All of this is to say that there are imperial aspects to La Bohème that we shy away from. Later on, I’ll argue that they actually add to the emotional and artistic effect.
Aspects of shopping, poverty, and more all come into play here. It is a period of gross inequality and desperation.
When Is La Bohème?
If we set it as the composer intended, this is Paris a few years before the failed revolution depicted in Les Miserables; a mere decade and a half after Napoleon’s final defeat, when the government still watched carefully for dissenters.
If we set it when it was written (the 1890s), Paris remains grossly unequal, though thoroughly rebuilt after the attempted uprising of the Paris Commune in 1871 (to which many fabric workers contributed), and still bitter about the victory of Prussia in the Franco-Prussian War.
Both, of course, feature a France that is profiting hugely from the raw materials extracted from her colonies; raw materials that can be seen in lavish boulevards and parades of soldiers.
In either likely setting of our La Bohème, the parade of soldiers through the Latin Quarter is not merely festive fun. It’s also a reminder that, yes, if the Latin Quarter rises up against the state, these same soldiers will crush the rebellion.
What Steampunk Can Offer
Steampunk offers the chance for a more imaginative world. We can create clear visual signifiers, rather than looking at a tatty waistcoat and trying to work out if it indicates poverty, period fashion, or otherwise.
Perhaps some people have golden, sparkling ornaments on their persons, while others have bent and crumbling iron with crude and slowly-moving gears.
Perhaps rather than the literal realities of Empire, we can see desperate robots scuttling to supply the shops and cafés of Act 2.
Perhaps we see more of the smoke of an industrial city, and the system that slowly destroys our protagonists is visible, and visibly inhuman. A vast machine, slowly eating up everything of value to keep itself going.
I like genre fiction, because it gives us clear visual metaphors. And clear visual metaphors give us a way to guide the audience into both thought and feeling.

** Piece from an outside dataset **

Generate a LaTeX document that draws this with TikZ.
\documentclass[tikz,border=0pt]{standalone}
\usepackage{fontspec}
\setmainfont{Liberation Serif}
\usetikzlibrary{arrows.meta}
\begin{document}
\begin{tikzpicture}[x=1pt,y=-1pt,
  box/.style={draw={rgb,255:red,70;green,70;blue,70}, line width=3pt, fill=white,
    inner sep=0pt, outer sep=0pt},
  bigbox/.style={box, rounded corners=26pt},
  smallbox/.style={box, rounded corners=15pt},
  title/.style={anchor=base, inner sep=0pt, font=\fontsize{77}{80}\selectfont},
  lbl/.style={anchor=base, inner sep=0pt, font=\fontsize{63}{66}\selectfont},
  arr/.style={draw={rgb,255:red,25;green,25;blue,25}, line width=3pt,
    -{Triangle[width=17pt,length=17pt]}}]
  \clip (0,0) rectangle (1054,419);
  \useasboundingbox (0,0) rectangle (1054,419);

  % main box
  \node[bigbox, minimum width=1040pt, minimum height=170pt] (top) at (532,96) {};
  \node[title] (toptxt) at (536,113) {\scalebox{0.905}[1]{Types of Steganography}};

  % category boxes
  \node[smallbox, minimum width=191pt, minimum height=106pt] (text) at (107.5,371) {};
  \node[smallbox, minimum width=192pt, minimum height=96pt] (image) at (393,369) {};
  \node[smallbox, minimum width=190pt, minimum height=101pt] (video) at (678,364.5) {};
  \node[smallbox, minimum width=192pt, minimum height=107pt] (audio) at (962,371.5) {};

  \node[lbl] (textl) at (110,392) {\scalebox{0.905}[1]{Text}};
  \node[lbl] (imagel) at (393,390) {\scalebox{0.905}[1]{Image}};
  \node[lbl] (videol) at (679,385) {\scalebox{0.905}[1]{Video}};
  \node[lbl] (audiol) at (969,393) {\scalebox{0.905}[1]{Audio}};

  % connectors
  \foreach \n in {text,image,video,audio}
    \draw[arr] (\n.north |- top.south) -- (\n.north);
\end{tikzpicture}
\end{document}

What Thought, What Feeling?
This is the core of my argument for a steampunk La Bohème: the tragedy is meant to be a tragedy of industrialisation and empire.
We forget that easily in chocolate box productions. It makes the show weaker.

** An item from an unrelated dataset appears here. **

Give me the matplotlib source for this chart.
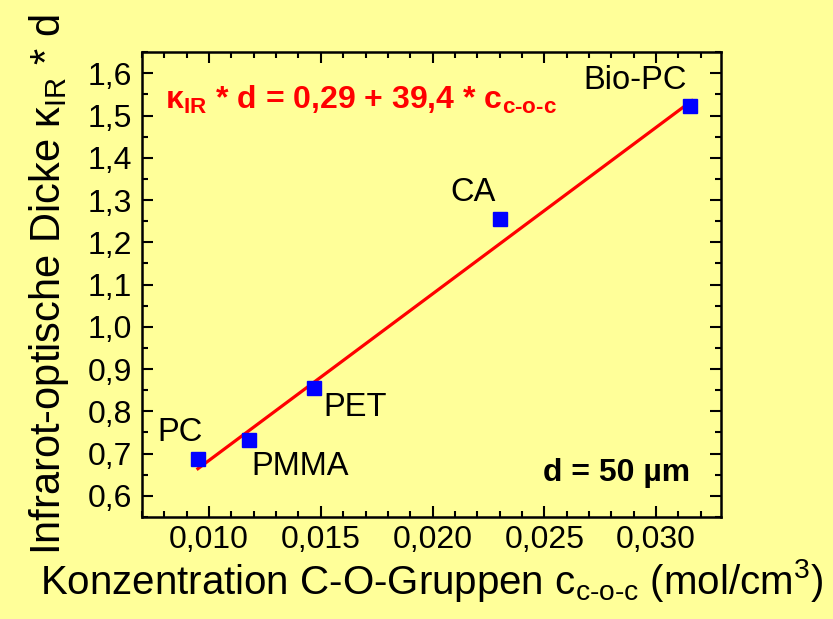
import numpy as np
import matplotlib
matplotlib.use('Agg')
import matplotlib.pyplot as plt
from matplotlib.ticker import MultipleLocator, FuncFormatter

#--------------------- DATA ----------------------------------------------
polymers = ['PC', 'PMMA', 'PET', 'CA', 'Bio-PC']
c_coc = [0.0095, 0.0118, 0.0147, 0.0230, 0.0315]      # mol/cm^3
kappa_d = [0.688, 0.733, 0.856, 1.256, 1.522]          # kappa_IR * d
fit_a, fit_b = 0.29, 39.4                              # kappa*d = a + b*c
label_offsets = [(-18, 26), (51, -27), (41, -20), (-27, 26), (-55, 26)]  # px from marker

#--------------------- STYLE ----------------------------------------------
plt.rcParams['font.family'] = ['Liberation Sans', 'DejaVu Sans']
plt.rcParams['mathtext.fontset'] = 'custom'
plt.rcParams['mathtext.rm'] = 'Liberation Sans'
plt.rcParams['mathtext.it'] = 'Liberation Sans'
plt.rcParams['mathtext.bf'] = 'Liberation Sans:bold'
bg = '#FFFF99'

fig = plt.figure(figsize=(8.33, 6.19), dpi=100, facecolor=bg)
ax = fig.add_axes([0.1705, 0.1648, 0.695, 0.751], facecolor=bg)

# fit line
xf = np.array([c_coc[0], c_coc[-1] + 0.0001])
ax.plot(xf, fit_a + fit_b * xf, color='#FF0000', lw=2.3, zorder=2)
# data points
ax.plot(c_coc, kappa_d, 's', color='#0000FF', ms=9.5, zorder=3)

for name, x, y, (dx, dy) in zip(polymers, c_coc, kappa_d, label_offsets):
    ax.annotate(name, (x, y), xytext=(dx * 0.72, dy * 0.72), textcoords='offset points',
                ha='center', va='center', fontsize=23.5)

ax.text(0.04, 0.897, '$\\mathbf{\\kappa_{IR}}$ * d = 0,29 + 39,4 * c$_{\\mathbf{c\u2010o\u2010c}}$',
        transform=ax.transAxes, color='#FF0000', fontsize=23, fontweight='bold',
        ha='left', va='center')
ax.text(0.946, 0.095, 'd = 50 µm', transform=ax.transAxes, fontsize=23,
        fontweight='bold', ha='right', va='center')

ax.set_xlim(0.0070, 0.0329)
ax.set_ylim(0.55, 1.65)
ax.xaxis.set_major_locator(MultipleLocator(0.005))
ax.xaxis.set_minor_locator(MultipleLocator(0.001))
ax.yaxis.set_major_locator(MultipleLocator(0.1))
ax.yaxis.set_minor_locator(MultipleLocator(0.05))
ax.xaxis.set_major_formatter(FuncFormatter(lambda v, p: f'{v:.3f}'.replace('.', ',')))
ax.yaxis.set_major_formatter(FuncFormatter(lambda v, p: f'{v:.1f}'.replace('.', ',')))

ax.tick_params(which='both', direction='in', top=True, right=True, width=1.5,
               labelsize=23, colors='black')
ax.tick_params(which='major', length=8)
ax.tick_params(which='minor', length=4)
ax.tick_params(axis='x', which='major', pad=6)
ax.tick_params(axis='y', which='major', pad=7)
for s in ax.spines.values():
    s.set_linewidth(1.8)

ax.set_xlabel(r'Konzentration C-O-Gruppen c$_{\text{c-o-c}}$ (mol/cm$^{3}$)', fontsize=29, labelpad=1)
ax.set_ylabel(r'Infrarot-optische Dicke $\kappa_{IR}$ * d', fontsize=30, labelpad=12)

plt.savefig('out.png', dpi=100, facecolor=bg)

Without the uncaring system behind them, Rodolfo and Mimi’s tragedy takes place on a merely personal level. It’s still sad, because Rodolfo is an awful person in Act 1 and changes too late, but it’s not the whole story that an original audience might have understood.
Contrast that with our steampunk production. At the beginning, Rodolfo is literally part-inhuman, bound by clockwork into the bourgeois society he has been raised in by his rich uncle. Mimi greases the wheels of that machine, yet is too expendable to be given enough in exchange. We see that clockwork all around them both; a vast machine that doesn’t care about the glittering light of humanity within it.
By the end, we see less and less of that clockwork in him; it does not help him with his actual challenge.
After all, we mustn’t forget that, while late Romantic and conservative, Puccini is still a Romantic emotions-against-social-rules storyteller.
If we see that Rodolfo’s tragedy is not merely personal, but systemic, then there is a great deal of room for empathy in our own times, when people are increasingly forced to make decisions about moving in together, having children, heating their homes and more by a lack of resources and a system that is not helping them.
Where we might struggle to see that in the 19th century, and dislike seeing it in our own, the imagined worlds of steampunk might offer us a door.
As might many other possible productions. But I liked writing this one out.